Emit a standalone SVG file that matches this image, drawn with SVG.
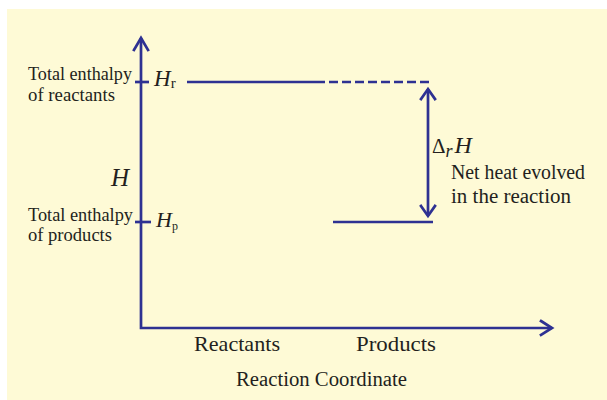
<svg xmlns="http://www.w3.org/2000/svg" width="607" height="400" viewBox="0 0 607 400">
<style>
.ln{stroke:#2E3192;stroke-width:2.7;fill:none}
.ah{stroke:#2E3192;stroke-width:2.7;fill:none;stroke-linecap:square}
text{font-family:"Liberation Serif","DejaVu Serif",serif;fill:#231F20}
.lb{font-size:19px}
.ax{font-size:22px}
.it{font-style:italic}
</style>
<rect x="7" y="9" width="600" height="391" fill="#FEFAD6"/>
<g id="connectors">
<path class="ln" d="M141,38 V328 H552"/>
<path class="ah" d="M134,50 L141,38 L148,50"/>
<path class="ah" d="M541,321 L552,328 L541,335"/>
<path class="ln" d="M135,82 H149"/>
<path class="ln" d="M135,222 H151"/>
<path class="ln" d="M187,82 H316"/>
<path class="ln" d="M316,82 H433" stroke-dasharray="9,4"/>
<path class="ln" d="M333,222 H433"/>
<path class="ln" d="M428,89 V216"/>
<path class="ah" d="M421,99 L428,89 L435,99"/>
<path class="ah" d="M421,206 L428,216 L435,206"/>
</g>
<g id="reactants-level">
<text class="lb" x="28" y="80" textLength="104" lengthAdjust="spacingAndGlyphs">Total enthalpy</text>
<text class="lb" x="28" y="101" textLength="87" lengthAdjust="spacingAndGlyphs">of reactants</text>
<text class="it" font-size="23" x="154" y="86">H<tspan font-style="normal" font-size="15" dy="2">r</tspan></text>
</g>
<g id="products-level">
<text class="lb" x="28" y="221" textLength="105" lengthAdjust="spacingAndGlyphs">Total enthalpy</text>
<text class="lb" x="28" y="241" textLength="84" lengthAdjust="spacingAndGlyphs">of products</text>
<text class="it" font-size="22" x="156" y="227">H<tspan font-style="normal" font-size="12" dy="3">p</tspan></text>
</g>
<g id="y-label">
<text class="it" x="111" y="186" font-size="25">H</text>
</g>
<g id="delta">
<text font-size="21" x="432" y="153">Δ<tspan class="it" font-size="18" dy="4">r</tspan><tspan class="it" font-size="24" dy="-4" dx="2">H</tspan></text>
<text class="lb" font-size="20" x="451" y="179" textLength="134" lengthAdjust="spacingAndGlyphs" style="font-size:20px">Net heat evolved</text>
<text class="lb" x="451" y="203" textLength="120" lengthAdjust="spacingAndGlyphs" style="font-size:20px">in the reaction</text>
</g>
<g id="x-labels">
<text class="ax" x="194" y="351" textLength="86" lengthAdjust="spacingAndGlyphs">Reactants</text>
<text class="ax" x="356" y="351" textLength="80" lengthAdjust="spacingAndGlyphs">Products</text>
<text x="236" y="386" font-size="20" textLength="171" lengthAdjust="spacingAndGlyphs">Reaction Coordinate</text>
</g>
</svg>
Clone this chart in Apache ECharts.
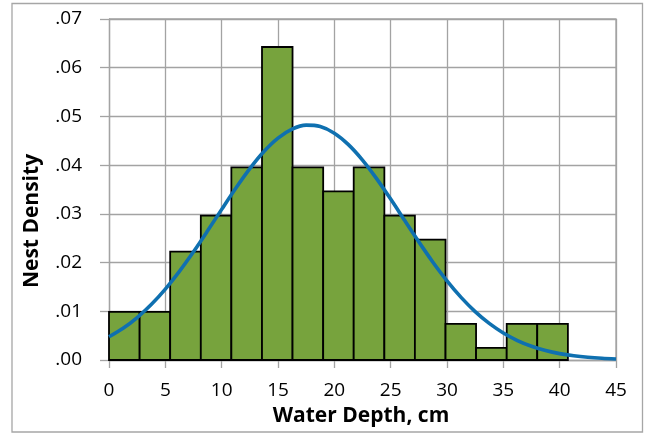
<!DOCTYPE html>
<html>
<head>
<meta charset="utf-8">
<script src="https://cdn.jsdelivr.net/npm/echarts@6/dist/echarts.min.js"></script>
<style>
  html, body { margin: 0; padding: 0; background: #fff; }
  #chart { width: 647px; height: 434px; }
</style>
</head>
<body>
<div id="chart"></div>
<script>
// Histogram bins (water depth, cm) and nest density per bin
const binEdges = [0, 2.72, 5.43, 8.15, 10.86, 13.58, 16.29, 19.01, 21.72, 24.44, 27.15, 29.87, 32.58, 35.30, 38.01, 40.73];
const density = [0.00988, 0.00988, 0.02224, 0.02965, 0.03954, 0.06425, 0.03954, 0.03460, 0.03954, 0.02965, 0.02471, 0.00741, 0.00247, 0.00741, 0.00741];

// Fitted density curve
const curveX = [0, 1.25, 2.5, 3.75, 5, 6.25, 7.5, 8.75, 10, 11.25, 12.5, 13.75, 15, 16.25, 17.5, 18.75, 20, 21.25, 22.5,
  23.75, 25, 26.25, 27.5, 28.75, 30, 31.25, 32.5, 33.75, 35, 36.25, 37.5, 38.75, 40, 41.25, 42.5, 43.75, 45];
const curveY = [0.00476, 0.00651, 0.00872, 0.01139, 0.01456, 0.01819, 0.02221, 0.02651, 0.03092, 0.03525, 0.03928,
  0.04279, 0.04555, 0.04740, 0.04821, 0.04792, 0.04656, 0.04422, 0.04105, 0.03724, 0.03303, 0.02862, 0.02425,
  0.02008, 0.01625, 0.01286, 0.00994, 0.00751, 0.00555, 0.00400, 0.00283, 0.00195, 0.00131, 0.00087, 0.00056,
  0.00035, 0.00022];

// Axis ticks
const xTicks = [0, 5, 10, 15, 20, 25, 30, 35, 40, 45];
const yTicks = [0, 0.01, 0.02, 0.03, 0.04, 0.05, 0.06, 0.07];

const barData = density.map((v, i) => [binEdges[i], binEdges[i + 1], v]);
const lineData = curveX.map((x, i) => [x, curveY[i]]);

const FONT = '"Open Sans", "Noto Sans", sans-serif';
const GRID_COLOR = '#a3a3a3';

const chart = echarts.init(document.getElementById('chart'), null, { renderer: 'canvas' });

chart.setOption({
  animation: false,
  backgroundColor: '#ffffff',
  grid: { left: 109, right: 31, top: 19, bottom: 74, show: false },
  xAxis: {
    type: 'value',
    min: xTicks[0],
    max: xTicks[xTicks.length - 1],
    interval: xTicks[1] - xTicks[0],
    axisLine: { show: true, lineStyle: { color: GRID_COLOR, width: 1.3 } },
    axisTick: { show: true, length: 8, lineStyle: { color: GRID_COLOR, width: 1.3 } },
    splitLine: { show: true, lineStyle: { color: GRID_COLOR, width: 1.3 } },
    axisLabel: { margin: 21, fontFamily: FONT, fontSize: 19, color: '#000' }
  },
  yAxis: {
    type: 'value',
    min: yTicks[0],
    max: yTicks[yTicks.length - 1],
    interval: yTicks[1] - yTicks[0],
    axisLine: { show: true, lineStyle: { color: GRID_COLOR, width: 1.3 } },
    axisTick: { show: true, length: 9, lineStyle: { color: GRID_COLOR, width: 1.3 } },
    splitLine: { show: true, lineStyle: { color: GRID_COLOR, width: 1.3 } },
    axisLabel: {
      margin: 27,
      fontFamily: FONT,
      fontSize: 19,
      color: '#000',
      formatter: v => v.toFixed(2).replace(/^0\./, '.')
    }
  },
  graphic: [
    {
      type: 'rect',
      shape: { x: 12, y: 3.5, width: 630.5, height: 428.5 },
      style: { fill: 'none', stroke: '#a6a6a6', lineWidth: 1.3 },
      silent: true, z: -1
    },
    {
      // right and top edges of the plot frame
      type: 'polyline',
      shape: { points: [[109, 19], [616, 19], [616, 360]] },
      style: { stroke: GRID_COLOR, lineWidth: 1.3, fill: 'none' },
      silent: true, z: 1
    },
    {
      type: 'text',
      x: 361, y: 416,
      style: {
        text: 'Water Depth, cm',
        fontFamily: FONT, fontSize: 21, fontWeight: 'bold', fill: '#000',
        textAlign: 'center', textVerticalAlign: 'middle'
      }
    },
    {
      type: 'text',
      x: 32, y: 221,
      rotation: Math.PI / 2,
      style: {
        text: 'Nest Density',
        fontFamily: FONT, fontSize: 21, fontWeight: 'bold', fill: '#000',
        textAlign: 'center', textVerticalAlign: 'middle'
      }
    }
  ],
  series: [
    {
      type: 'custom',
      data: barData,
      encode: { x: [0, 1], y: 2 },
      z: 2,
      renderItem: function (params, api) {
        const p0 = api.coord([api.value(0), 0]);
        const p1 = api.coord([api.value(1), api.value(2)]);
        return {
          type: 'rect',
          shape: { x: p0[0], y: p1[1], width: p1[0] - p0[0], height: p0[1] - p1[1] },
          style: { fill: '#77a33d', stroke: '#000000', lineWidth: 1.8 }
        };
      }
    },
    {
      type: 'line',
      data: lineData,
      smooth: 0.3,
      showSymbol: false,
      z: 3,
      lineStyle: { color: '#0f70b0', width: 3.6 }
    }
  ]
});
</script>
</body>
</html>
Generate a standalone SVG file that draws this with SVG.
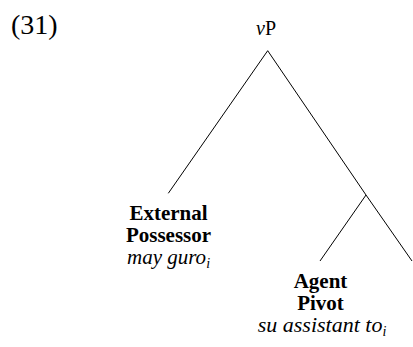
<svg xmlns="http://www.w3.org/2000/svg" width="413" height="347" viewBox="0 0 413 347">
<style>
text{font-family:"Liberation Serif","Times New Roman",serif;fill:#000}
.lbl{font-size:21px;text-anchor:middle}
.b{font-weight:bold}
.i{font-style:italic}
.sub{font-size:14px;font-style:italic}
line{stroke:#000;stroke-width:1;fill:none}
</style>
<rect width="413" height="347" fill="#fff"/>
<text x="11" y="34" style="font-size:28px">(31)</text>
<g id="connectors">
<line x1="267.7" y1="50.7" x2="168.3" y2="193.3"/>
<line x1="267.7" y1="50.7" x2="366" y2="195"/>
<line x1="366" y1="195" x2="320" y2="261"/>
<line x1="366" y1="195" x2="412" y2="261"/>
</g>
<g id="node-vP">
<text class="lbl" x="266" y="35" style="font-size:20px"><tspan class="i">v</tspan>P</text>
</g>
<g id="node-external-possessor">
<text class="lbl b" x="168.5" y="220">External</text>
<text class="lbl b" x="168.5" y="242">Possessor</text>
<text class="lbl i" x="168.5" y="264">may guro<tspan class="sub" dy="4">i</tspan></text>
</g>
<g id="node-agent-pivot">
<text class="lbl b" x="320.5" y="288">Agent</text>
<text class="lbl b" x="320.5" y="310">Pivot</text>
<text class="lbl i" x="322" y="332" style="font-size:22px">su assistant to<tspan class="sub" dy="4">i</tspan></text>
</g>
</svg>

········

Among the lines of the records above, count those holding the string "with", and report only the number.

Reply: 2